YOUR INSTRUCTIONS — What follows is a listing. Return every line of it exactly.

-- start of DATASET CONTENT --

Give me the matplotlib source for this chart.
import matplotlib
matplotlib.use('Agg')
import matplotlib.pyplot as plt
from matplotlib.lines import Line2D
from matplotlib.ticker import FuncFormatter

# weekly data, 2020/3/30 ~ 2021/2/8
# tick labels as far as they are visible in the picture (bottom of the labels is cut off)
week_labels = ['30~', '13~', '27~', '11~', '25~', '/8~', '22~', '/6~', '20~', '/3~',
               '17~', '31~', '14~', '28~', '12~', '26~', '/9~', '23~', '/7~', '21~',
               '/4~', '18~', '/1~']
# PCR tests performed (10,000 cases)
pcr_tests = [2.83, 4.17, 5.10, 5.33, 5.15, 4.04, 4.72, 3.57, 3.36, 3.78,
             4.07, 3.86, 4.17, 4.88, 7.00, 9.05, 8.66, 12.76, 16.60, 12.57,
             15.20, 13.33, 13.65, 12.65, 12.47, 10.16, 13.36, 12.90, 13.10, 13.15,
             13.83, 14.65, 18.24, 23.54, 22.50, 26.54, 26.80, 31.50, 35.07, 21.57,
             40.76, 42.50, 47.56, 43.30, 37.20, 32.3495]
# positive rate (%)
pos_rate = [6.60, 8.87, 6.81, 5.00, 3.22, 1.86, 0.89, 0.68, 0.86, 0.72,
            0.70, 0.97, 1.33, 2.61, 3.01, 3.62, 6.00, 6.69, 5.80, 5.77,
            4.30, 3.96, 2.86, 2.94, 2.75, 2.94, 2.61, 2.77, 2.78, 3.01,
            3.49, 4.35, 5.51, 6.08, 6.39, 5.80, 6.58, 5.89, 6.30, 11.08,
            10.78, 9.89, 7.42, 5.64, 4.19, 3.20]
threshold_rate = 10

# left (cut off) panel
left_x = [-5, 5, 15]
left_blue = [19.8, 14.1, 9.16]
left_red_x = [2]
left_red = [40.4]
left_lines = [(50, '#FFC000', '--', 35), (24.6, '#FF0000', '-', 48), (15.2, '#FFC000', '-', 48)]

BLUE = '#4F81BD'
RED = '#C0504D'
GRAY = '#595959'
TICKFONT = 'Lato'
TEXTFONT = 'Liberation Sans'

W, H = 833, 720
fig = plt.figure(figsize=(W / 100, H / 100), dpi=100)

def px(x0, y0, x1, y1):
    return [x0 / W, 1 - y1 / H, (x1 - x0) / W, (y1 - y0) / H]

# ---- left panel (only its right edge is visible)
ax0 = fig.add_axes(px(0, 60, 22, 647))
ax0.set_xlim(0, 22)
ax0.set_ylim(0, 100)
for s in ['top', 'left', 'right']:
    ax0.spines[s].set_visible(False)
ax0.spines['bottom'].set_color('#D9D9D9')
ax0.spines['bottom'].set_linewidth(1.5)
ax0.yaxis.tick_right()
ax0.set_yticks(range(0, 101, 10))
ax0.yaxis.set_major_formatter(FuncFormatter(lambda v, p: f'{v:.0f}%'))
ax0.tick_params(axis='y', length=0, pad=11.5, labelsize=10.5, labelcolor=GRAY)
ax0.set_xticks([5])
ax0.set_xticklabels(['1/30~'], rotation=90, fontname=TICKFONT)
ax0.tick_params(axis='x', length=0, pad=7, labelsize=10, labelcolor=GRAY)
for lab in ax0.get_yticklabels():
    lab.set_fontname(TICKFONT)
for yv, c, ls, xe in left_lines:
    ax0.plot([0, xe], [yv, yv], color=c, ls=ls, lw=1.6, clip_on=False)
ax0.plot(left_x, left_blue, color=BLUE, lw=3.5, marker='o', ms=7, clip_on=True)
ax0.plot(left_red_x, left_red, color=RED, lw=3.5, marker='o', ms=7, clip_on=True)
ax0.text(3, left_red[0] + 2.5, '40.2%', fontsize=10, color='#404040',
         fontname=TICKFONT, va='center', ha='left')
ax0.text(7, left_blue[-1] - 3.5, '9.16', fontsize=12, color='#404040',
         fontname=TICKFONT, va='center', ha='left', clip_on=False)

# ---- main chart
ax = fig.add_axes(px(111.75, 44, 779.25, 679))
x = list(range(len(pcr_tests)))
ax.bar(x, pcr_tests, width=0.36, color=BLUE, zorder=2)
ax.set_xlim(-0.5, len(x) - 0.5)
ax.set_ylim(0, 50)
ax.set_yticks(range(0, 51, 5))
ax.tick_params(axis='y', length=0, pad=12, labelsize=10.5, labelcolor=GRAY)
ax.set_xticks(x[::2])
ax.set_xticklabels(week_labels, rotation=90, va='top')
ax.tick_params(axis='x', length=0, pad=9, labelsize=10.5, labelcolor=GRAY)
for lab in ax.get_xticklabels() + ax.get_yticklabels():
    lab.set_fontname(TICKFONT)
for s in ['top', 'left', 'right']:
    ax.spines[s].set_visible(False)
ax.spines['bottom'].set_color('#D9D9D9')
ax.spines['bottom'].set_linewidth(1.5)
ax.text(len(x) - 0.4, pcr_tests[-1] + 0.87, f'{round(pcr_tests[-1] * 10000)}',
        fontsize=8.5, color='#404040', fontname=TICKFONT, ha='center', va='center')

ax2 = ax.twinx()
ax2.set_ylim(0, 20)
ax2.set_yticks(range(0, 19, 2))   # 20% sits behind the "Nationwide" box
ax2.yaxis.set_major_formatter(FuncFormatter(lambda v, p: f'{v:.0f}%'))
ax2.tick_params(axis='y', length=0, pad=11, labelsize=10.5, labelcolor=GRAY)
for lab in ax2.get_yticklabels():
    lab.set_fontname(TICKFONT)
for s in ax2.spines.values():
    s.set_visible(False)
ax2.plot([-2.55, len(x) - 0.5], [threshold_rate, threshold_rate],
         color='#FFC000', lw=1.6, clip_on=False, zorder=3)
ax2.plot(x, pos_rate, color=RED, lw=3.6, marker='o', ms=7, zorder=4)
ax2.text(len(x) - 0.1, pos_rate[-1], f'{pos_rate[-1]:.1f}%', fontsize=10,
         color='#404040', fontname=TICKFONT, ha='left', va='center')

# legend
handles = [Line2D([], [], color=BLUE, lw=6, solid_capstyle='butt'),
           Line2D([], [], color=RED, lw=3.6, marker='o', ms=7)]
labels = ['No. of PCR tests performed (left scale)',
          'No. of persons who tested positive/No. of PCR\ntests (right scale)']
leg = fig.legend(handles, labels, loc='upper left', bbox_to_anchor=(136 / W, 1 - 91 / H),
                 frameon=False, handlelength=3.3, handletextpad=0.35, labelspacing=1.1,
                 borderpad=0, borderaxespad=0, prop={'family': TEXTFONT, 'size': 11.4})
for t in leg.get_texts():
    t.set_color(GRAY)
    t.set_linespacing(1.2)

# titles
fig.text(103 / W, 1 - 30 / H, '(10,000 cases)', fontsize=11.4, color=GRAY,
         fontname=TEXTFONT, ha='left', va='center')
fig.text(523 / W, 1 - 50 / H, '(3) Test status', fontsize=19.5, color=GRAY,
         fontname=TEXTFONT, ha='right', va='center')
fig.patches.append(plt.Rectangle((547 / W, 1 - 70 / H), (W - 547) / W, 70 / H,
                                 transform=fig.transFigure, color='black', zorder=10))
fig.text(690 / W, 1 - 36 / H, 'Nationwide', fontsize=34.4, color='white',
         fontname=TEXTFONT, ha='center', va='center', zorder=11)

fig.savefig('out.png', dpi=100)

-- end of DATASET CONTENT --

THE ANSWER —
Give me the matplotlib source for this chart.
import matplotlib
matplotlib.use('Agg')
import matplotlib.pyplot as plt
from matplotlib.lines import Line2D
from matplotlib.ticker import FuncFormatter

# weekly data, 2020/3/30 ~ 2021/2/8
# tick labels as far as they are visible in the picture (bottom of the labels is cut off)
week_labels = ['30~', '13~', '27~', '11~', '25~', '/8~', '22~', '/6~', '20~', '/3~',
               '17~', '31~', '14~', '28~', '12~', '26~', '/9~', '23~', '/7~', '21~',
               '/4~', '18~', '/1~']
# PCR tests performed (10,000 cases)
pcr_tests = [2.83, 4.17, 5.10, 5.33, 5.15, 4.04, 4.72, 3.57, 3.36, 3.78,
             4.07, 3.86, 4.17, 4.88, 7.00, 9.05, 8.66, 12.76, 16.60, 12.57,
             15.20, 13.33, 13.65, 12.65, 12.47, 10.16, 13.36, 12.90, 13.10, 13.15,
             13.83, 14.65, 18.24, 23.54, 22.50, 26.54, 26.80, 31.50, 35.07, 21.57,
             40.76, 42.50, 47.56, 43.30, 37.20, 32.3495]
# positive rate (%)
pos_rate = [6.60, 8.87, 6.81, 5.00, 3.22, 1.86, 0.89, 0.68, 0.86, 0.72,
            0.70, 0.97, 1.33, 2.61, 3.01, 3.62, 6.00, 6.69, 5.80, 5.77,
            4.30, 3.96, 2.86, 2.94, 2.75, 2.94, 2.61, 2.77, 2.78, 3.01,
            3.49, 4.35, 5.51, 6.08, 6.39, 5.80, 6.58, 5.89, 6.30, 11.08,
            10.78, 9.89, 7.42, 5.64, 4.19, 3.20]
threshold_rate = 10

# left (cut off) panel
left_x = [-5, 5, 15]
left_blue = [19.8, 14.1, 9.16]
left_red_x = [2]
left_red = [40.4]
left_lines = [(50, '#FFC000', '--', 35), (24.6, '#FF0000', '-', 48), (15.2, '#FFC000', '-', 48)]

BLUE = '#4F81BD'
RED = '#C0504D'
GRAY = '#595959'
TICKFONT = 'Lato'
TEXTFONT = 'Liberation Sans'

W, H = 833, 720
fig = plt.figure(figsize=(W / 100, H / 100), dpi=100)

def px(x0, y0, x1, y1):
    return [x0 / W, 1 - y1 / H, (x1 - x0) / W, (y1 - y0) / H]

# ---- left panel (only its right edge is visible)
ax0 = fig.add_axes(px(0, 60, 22, 647))
ax0.set_xlim(0, 22)
ax0.set_ylim(0, 100)
for s in ['top', 'left', 'right']:
    ax0.spines[s].set_visible(False)
ax0.spines['bottom'].set_color('#D9D9D9')
ax0.spines['bottom'].set_linewidth(1.5)
ax0.yaxis.tick_right()
ax0.set_yticks(range(0, 101, 10))
ax0.yaxis.set_major_formatter(FuncFormatter(lambda v, p: f'{v:.0f}%'))
ax0.tick_params(axis='y', length=0, pad=11.5, labelsize=10.5, labelcolor=GRAY)
ax0.set_xticks([5])
ax0.set_xticklabels(['1/30~'], rotation=90, fontname=TICKFONT)
ax0.tick_params(axis='x', length=0, pad=7, labelsize=10, labelcolor=GRAY)
for lab in ax0.get_yticklabels():
    lab.set_fontname(TICKFONT)
for yv, c, ls, xe in left_lines:
    ax0.plot([0, xe], [yv, yv], color=c, ls=ls, lw=1.6, clip_on=False)
ax0.plot(left_x, left_blue, color=BLUE, lw=3.5, marker='o', ms=7, clip_on=True)
ax0.plot(left_red_x, left_red, color=RED, lw=3.5, marker='o', ms=7, clip_on=True)
ax0.text(3, left_red[0] + 2.5, '40.2%', fontsize=10, color='#404040',
         fontname=TICKFONT, va='center', ha='left')
ax0.text(7, left_blue[-1] - 3.5, '9.16', fontsize=12, color='#404040',
         fontname=TICKFONT, va='center', ha='left', clip_on=False)

# ---- main chart
ax = fig.add_axes(px(111.75, 44, 779.25, 679))
x = list(range(len(pcr_tests)))
ax.bar(x, pcr_tests, width=0.36, color=BLUE, zorder=2)
ax.set_xlim(-0.5, len(x) - 0.5)
ax.set_ylim(0, 50)
ax.set_yticks(range(0, 51, 5))
ax.tick_params(axis='y', length=0, pad=12, labelsize=10.5, labelcolor=GRAY)
ax.set_xticks(x[::2])
ax.set_xticklabels(week_labels, rotation=90, va='top')
ax.tick_params(axis='x', length=0, pad=9, labelsize=10.5, labelcolor=GRAY)
for lab in ax.get_xticklabels() + ax.get_yticklabels():
    lab.set_fontname(TICKFONT)
for s in ['top', 'left', 'right']:
    ax.spines[s].set_visible(False)
ax.spines['bottom'].set_color('#D9D9D9')
ax.spines['bottom'].set_linewidth(1.5)
ax.text(len(x) - 0.4, pcr_tests[-1] + 0.87, f'{round(pcr_tests[-1] * 10000)}',
        fontsize=8.5, color='#404040', fontname=TICKFONT, ha='center', va='center')

ax2 = ax.twinx()
ax2.set_ylim(0, 20)
ax2.set_yticks(range(0, 19, 2))   # 20% sits behind the "Nationwide" box
ax2.yaxis.set_major_formatter(FuncFormatter(lambda v, p: f'{v:.0f}%'))
ax2.tick_params(axis='y', length=0, pad=11, labelsize=10.5, labelcolor=GRAY)
for lab in ax2.get_yticklabels():
    lab.set_fontname(TICKFONT)
for s in ax2.spines.values():
    s.set_visible(False)
ax2.plot([-2.55, len(x) - 0.5], [threshold_rate, threshold_rate],
         color='#FFC000', lw=1.6, clip_on=False, zorder=3)
ax2.plot(x, pos_rate, color=RED, lw=3.6, marker='o', ms=7, zorder=4)
ax2.text(len(x) - 0.1, pos_rate[-1], f'{pos_rate[-1]:.1f}%', fontsize=10,
         color='#404040', fontname=TICKFONT, ha='left', va='center')

# legend
handles = [Line2D([], [], color=BLUE, lw=6, solid_capstyle='butt'),
           Line2D([], [], color=RED, lw=3.6, marker='o', ms=7)]
labels = ['No. of PCR tests performed (left scale)',
          'No. of persons who tested positive/No. of PCR\ntests (right scale)']
leg = fig.legend(handles, labels, loc='upper left', bbox_to_anchor=(136 / W, 1 - 91 / H),
                 frameon=False, handlelength=3.3, handletextpad=0.35, labelspacing=1.1,
                 borderpad=0, borderaxespad=0, prop={'family': TEXTFONT, 'size': 11.4})
for t in leg.get_texts():
    t.set_color(GRAY)
    t.set_linespacing(1.2)

# titles
fig.text(103 / W, 1 - 30 / H, '(10,000 cases)', fontsize=11.4, color=GRAY,
         fontname=TEXTFONT, ha='left', va='center')
fig.text(523 / W, 1 - 50 / H, '(3) Test status', fontsize=19.5, color=GRAY,
         fontname=TEXTFONT, ha='right', va='center')
fig.patches.append(plt.Rectangle((547 / W, 1 - 70 / H), (W - 547) / W, 70 / H,
                                 transform=fig.transFigure, color='black', zorder=10))
fig.text(690 / W, 1 - 36 / H, 'Nationwide', fontsize=34.4, color='white',
         fontname=TEXTFONT, ha='center', va='center', zorder=11)

fig.savefig('out.png', dpi=100)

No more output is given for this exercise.